So what's new with Mrs. Eybrow? Well I have about fourteen knit projects currently going on. I bought materials to sew a quilt for Esme and also bought fabric to make her a robe. She is growing up SUPER fast by the way. She is a little Chatty Cathy, and Singing Cathy, and Yelling Cathy... She is also giving her mother and Jason and I a run for our money with regard to discipline. My husband told me she got three corners this morning for naughty behavior, and that was after I left for work.
We are also potty training. Which has turned into an exercise in which Esme says she needs to use the bathroom, she gets on the toilet, nothing happens, and she asks for a piece of chocolate. (Yes, bribery is an approved potty-training method.)
Here is Esme being read to from her new favorite book. The weird stuffed animal she is holding is actually the star of the book, Skippy Jon Jones, a Siamese cat who spends all his time imagining he were something else. Watch as she raptly pays attention to the story. Not bad for a two year old. Added bonus: you get to hear Jason's "mom" voice, as well as his rendition of a Hispanic accent.
Oh, and I have changed jobs again. I am the Membership Outreach Manager for the Minnesota State Bar Association. It is a non-practicing job, and doesn't even require a JD. I grew up wanting to be a lawyer. I always thought that meant helping clients and appearing in court. Should I had a crisis of faith in third year about the practice of law in general, but I just chalked that up to general bitterness and exhaustion.

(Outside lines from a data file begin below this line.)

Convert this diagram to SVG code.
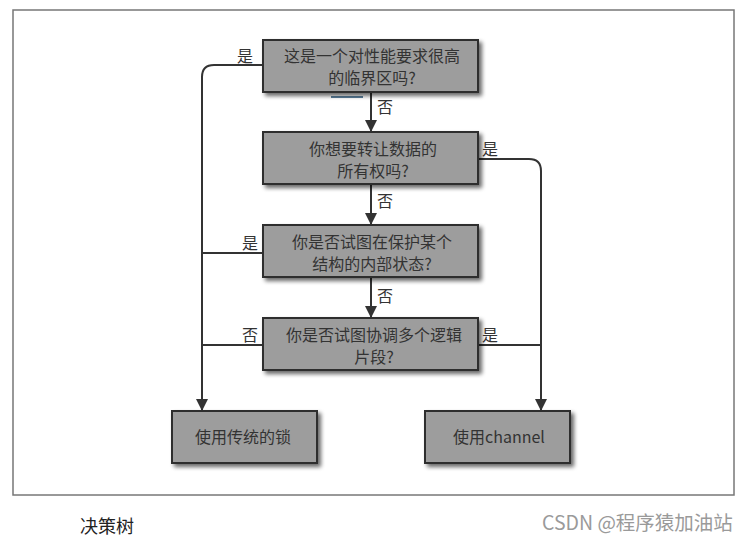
<svg xmlns="http://www.w3.org/2000/svg" width="747" height="542" viewBox="0 0 747 542">
<style>
.box{fill:#9d9d9d;stroke:#2e2e2e;stroke-width:2;filter:url(#sh)}
.t{font-family:"Noto Sans CJK SC","Noto Sans",sans-serif;font-size:16px;fill:#333;text-anchor:middle}
.lb{font-family:"Noto Sans CJK SC","Noto Sans",sans-serif;font-size:16px;fill:#333}
.ln{fill:none;stroke:#333;stroke-width:2}
</style>
<defs>
<filter id="sh" x="-10%" y="-20%" width="125%" height="150%">
<feGaussianBlur in="SourceAlpha" stdDeviation="2"/>
<feOffset dx="3" dy="3" result="b"/>
<feComponentTransfer><feFuncA type="linear" slope="0.6"/></feComponentTransfer>
<feMerge><feMergeNode/><feMergeNode in="SourceGraphic"/></feMerge>
</filter>
<marker id="ar" markerWidth="12" markerHeight="12" refX="11" refY="6" orient="auto" markerUnits="userSpaceOnUse">
<path d="M0,0 L12,6 L0,12 Z" fill="#333"/>
</marker>
</defs>
<rect width="747" height="542" fill="#fff"/>
<rect x="13" y="10" width="721" height="485" fill="none" stroke="#777" stroke-width="1.5"/>
<line x1="331" y1="97" x2="363" y2="97" stroke="#5a7f9c" stroke-width="2"/>
<g id="connectors">
<path class="ln" d="M263,65 H214 Q202,65 202,77 V410" marker-end="url(#ar)"/>
<path class="ln" d="M263,253 H202"/>
<path class="ln" d="M263,345 H202"/>
<path class="ln" d="M478,159 H529 Q541,159 541,171 V410" marker-end="url(#ar)"/>
<path class="ln" d="M478,345 H541"/>
<path class="ln" d="M371,92 V131" marker-end="url(#ar)"/>
<path class="ln" d="M371,184 V224" marker-end="url(#ar)"/>
<path class="ln" d="M371,277 V317" marker-end="url(#ar)"/>
<text class="lb" x="237" y="62">是</text>
<text class="lb" x="377" y="113">否</text>
<text class="lb" x="482" y="155">是</text>
<text class="lb" x="377" y="207">否</text>
<text class="lb" x="242" y="249">是</text>
<text class="lb" x="377" y="302">否</text>
<text class="lb" x="242" y="341">否</text>
<text class="lb" x="482" y="341">是</text>
</g>
<g id="q1">
<rect class="box" x="263" y="40" width="215" height="52"/>
<text class="t" x="372" y="62">这是一个对性能要求很高</text>
<text class="t" x="372" y="84">的临界区吗?</text>
</g>
<g id="q2">
<rect class="box" x="263" y="132" width="215" height="52"/>
<text class="t" x="373" y="155">你想要转让数据的</text>
<text class="t" x="373" y="177">所有权吗?</text>
</g>
<g id="q3">
<rect class="box" x="263" y="225" width="215" height="52"/>
<text class="t" x="372" y="248">你是否试图在保护某个</text>
<text class="t" x="372" y="270">结构的内部状态?</text>
</g>
<g id="q4">
<rect class="box" x="263" y="318" width="215" height="52"/>
<text class="t" x="374" y="341">你是否试图协调多个逻辑</text>
<text class="t" x="374" y="363">片段?</text>
</g>
<g id="lock">
<rect class="box" x="172" y="411" width="145" height="52"/>
<text class="t" x="243" y="443">使用传统的锁</text>
</g>
<g id="channel">
<rect class="box" x="425" y="411" width="145" height="52"/>
<text class="t" x="499" y="443">使用channel</text>
</g>
<text x="80" y="533" font-family="Noto Sans CJK SC,Noto Sans,sans-serif" font-size="18" fill="#222">决策树</text>
<text x="542" y="530" font-family="Noto Sans CJK SC,Noto Sans,sans-serif" font-size="19.5" fill="#9a9a9a">CSDN @程序猿加油站</text>
</svg>
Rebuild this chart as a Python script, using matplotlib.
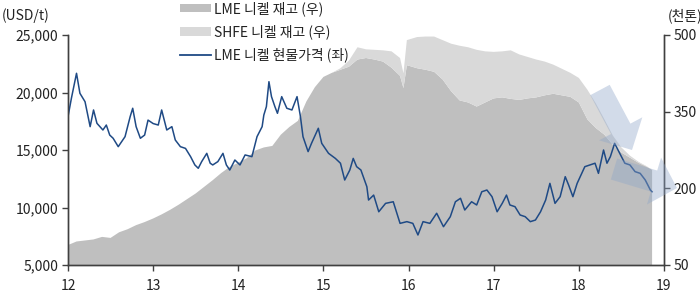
import matplotlib.pyplot as plt
from matplotlib.patches import FancyArrow, Patch
from matplotlib.lines import Line2D

plt.rcParams['font.family'] = ['Noto Sans CJK KR', 'DejaVu Sans']

# LME nickel cash price (USD/t), year axis: 12 = 2012
price_years = [12.00, 12.04, 12.10, 12.14, 12.20, 12.26, 12.30, 12.34, 12.41, 12.45,
               12.49, 12.53, 12.59, 12.67, 12.73, 12.76, 12.80, 12.85, 12.90, 12.94,
               13.00, 13.06, 13.10, 13.16, 13.22, 13.26, 13.32, 13.38, 13.44, 13.49,
               13.53, 13.57, 13.63, 13.67, 13.70, 13.76, 13.82, 13.86, 13.90, 13.96,
               14.02, 14.08, 14.16, 14.22, 14.28, 14.30, 14.33, 14.36, 14.39, 14.43,
               14.46, 14.51, 14.57, 14.63, 14.69, 14.73, 14.76, 14.82, 14.86, 14.94,
               14.98, 15.06, 15.14, 15.20, 15.25, 15.31, 15.35, 15.39, 15.44, 15.51,
               15.53, 15.59, 15.65, 15.73, 15.82, 15.90, 15.98, 16.05, 16.11, 16.17,
               16.25, 16.33, 16.41, 16.49, 16.55, 16.61, 16.66, 16.74, 16.80, 16.86,
               16.92, 16.98, 17.04, 17.10, 17.15, 17.19, 17.25, 17.31, 17.37, 17.43,
               17.49, 17.55, 17.61, 17.66, 17.72, 17.78, 17.84, 17.88, 17.93, 17.98,
               18.07, 18.13, 18.19, 18.23, 18.29, 18.33, 18.37, 18.42, 18.48, 18.54,
               18.60, 18.66, 18.72, 18.78, 18.84, 18.86]
prices = [17900, 19500, 21670, 19930, 19200, 17030, 18480, 17320, 16740, 17170,
          16300, 16020, 15290, 16160, 17900, 18630, 17030, 16020, 16300, 17600,
          17300, 17170, 18480, 16740, 17030, 15870, 15290, 15140, 14420, 13700,
          13410, 13990, 14710, 13850, 13700, 13990, 14710, 13700, 13260, 14130,
          13700, 14570, 14420, 16160, 17030, 18040, 18770, 20940, 19640, 18770,
          18190, 19640, 18630, 18480, 19640, 17900, 16160, 14860, 15580, 16890,
          15580, 14710, 14270, 13850, 12390, 13260, 14270, 13550, 13260, 11810,
          10650, 11080, 9630, 10360, 10500, 8620, 8770, 8620, 7610, 8770,
          8620, 9500, 8330, 9200, 10500, 10800, 9780, 10500, 10220, 11370,
          11520, 10940, 9630, 10360, 11080, 10220, 10070, 9350, 9200, 8770,
          8910, 9630, 10650, 12100, 10360, 10940, 12680, 11950, 10940, 12100,
          13550, 13700, 13850, 12970, 15000, 13850, 14420, 15580, 14710, 13850,
          13700, 13120, 12970, 12390, 11520, 11370]

# stocks (thousand tonnes)
stock_years = [12.0, 12.1, 12.2, 12.3, 12.4, 12.5, 12.6, 12.7, 12.8, 12.9,
               13.0, 13.1, 13.2, 13.3, 13.4, 13.5, 13.6, 13.7, 13.8, 13.9,
               14.0, 14.1, 14.2, 14.3, 14.4, 14.5, 14.6, 14.7, 14.8, 14.9,
               15.0, 15.1, 15.2, 15.3, 15.4, 15.5, 15.6, 15.7, 15.8, 15.9,
               15.94, 15.98, 16.1, 16.2, 16.3, 16.4, 16.5, 16.6, 16.7, 16.8,
               16.9, 17.0, 17.1, 17.2, 17.3, 17.4, 17.5, 17.6, 17.7, 17.8,
               17.9, 18.0, 18.1, 18.2, 18.3, 18.4, 18.5, 18.6, 18.7, 18.8, 18.86]
lme_stock = [89, 96, 98, 100, 105, 103, 114, 120, 128, 134,
             141, 149, 158, 168, 179, 190, 203, 216, 230, 242,
             250, 259, 274, 280, 283, 305, 320, 332, 370, 398,
             418, 426, 432, 438, 452, 455, 452, 448, 436, 420,
             396, 441, 435, 432, 428, 413, 390, 372, 368, 360,
             368, 376, 378, 375, 373, 376, 378, 382, 385, 382,
             379, 368, 335, 318, 305, 285, 270, 260, 250, 242, 236]
shfe_stock = [0, 0, 0, 0, 0, 0, 0, 0, 0, 0,
              0, 0, 0, 0, 0, 0, 0, 0, 0, 0,
              0, 0, 0, 0, 0, 0, 0, 0, 0, 0,
              0, 0, 3, 12, 24, 17, 19, 22, 32, 35,
              29, 49, 61, 65, 69, 77, 93, 107, 108, 111,
              100, 91, 90, 95, 89, 81, 74, 66, 57, 52,
              47, 48, 58, 48, 30, 18, 10, 4, 2, 1, 0]

x_ticks = [12, 13, 14, 15, 16, 17, 18, 19]
left_ticks = [5000, 10000, 15000, 20000, 25000]
right_ticks = [50, 200, 350, 500]

lme_color = '#bfbfbf'
shfe_color = '#d9d9d9'
line_color = '#1f4a85'
axis_color = '#404040'

fig = plt.figure(figsize=(7, 2.92), dpi=100)
ax = fig.add_axes([68 / 700, 27 / 292, 596 / 700, 230 / 292])
ax2 = ax.twinx()

ax2.stackplot(stock_years, lme_stock, shfe_stock, colors=[lme_color, shfe_color], linewidth=0)
ax2.set_ylim(50, 500)
ax2.set_yticks(right_ticks)

ax.plot(price_years, prices, color=line_color, linewidth=1.1)
ax.set_ylim(5000, 25000)
ax.set_yticks(left_ticks)
ax.set_yticklabels([f'{v:,}' for v in left_ticks])
ax.set_xlim(12, 19)
ax.set_xticks(x_ticks)

ax.set_zorder(ax2.get_zorder() + 1)
ax.patch.set_visible(False)

for a in (ax, ax2):
    a.spines['top'].set_visible(False)
    for s in ('left', 'right', 'bottom'):
        a.spines[s].set_color(axis_color)
        a.spines[s].set_linewidth(1.0)
    a.tick_params(direction='out', length=4, width=1, color=axis_color,
                  labelsize=10, labelcolor='#222222', pad=3)
ax.tick_params(axis='x', pad=6)

fig.text(2 / 700, 1 - 16 / 292, '(USD/t)', fontsize=10, color='#222222', va='center', ha='left')
fig.text(668 / 700, 1 - 16 / 292, '(천톤)', fontsize=10, color='#222222', va='center', ha='left')

handles = [Patch(facecolor=lme_color, edgecolor='none'),
           Patch(facecolor=shfe_color, edgecolor='none'),
           Line2D([0], [0], color=line_color, linewidth=1.3)]
labels = ['LME 니켈 재고 (우)', 'SHFE 니켈 재고 (우)', 'LME 니켈 현물가격 (좌)']
leg = ax.legend(handles, labels, loc='upper left', bbox_to_anchor=(180 / 700, 1 - 1 / 292),
                bbox_transform=fig.transFigure, frameon=False, fontsize=10,
                handlelength=2.2, handleheight=0.55, handletextpad=0.25,
                labelspacing=0.62, borderpad=0, borderaxespad=0)
for t in leg.get_texts():
    t.set_color('#222222')

# trend arrows, given in pixels from the top-left corner
arrows = [((600, 90), (632, 150)), ((614, 169), (677, 188))]
for (x0, y0), (x1, y1) in arrows:
    a = FancyArrow(x0 / 100, (292 - y0) / 100, (x1 - x0) / 100, (y0 - y1) / 100,
                   width=0.22, head_width=0.49, head_length=0.24,
                   length_includes_head=True, transform=fig.dpi_scale_trans,
                   facecolor='#8fa6c9', edgecolor='none', alpha=0.4, zorder=5)
    fig.patches.append(a)

fig.savefig('out.png', dpi=100)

Turns out, those feelings might have gone deeper. After a year of practicing in a few different fields, I was miserable still. Constantly stressed, my stomach and throat were always tight with anxiety. I hadn't slept well in ages and often woke up in the middle of the night, unable to fall back asleep. Meanwhile, Jason and I discussed the possibility of little ones in the not-too-distant future. Seeing as how I couldn't go a weekend without doing some type of work, and none of my employers offered health coverage or vacation, let alone maternity leave, that prospect seemed remote.
To top it all off, I have no ability to set boundaries with clients (and struggled setting boundaries with unreasonable employers). I have a serious guilt complex. So when a client is calling at 7:30 on a Wednesday or has an emergency Friday evening that I can't do anything about til Monday morning, I would feel terrible. "Bad lawyer, what's wrong with you?!" Added to that was the fact that most of my clients have been low income, ill/disabled or both. Anyone who spends a significant time of their practice in that area knows that these types of clients are almost always in crisis--not through any fault of their own necessarily. It all makes for a very exhausting and emotionally draining career.
So when I saw the listing for a Membership Outreach Manager at the bar association, I grasped for it. And after some jostling and toggling, I am here now. I have to say that it has been an absolute blessing. I am working for a great company (still a non-profit!) with great benefits AND vacation! Obviously those aren't the only important things to me, but after the last year they certainly are.
And I can leave work at work at the end of the day. I have noticed an actual, physical change. I am no longer plagued by daily anxiety attacks. Sometimes I check in with myself during the day and can't believe how easy it is to breathe.
Now I am not naive enough to think everything will always be peaches, but my quality of life has increased exponentially. I was worried and getting down on myself thinking I left practice because I just wasn't tough enough. Apparently this is a genetic thing because my father did that self-doubt thing for years. When I told him about it, he told me to "knock it the fuck off," and told me what a great opportunity this was and how well it fit with my skills.
I am glad I listened to him [for once]. And like he said, I have 40 years to practice law if I want.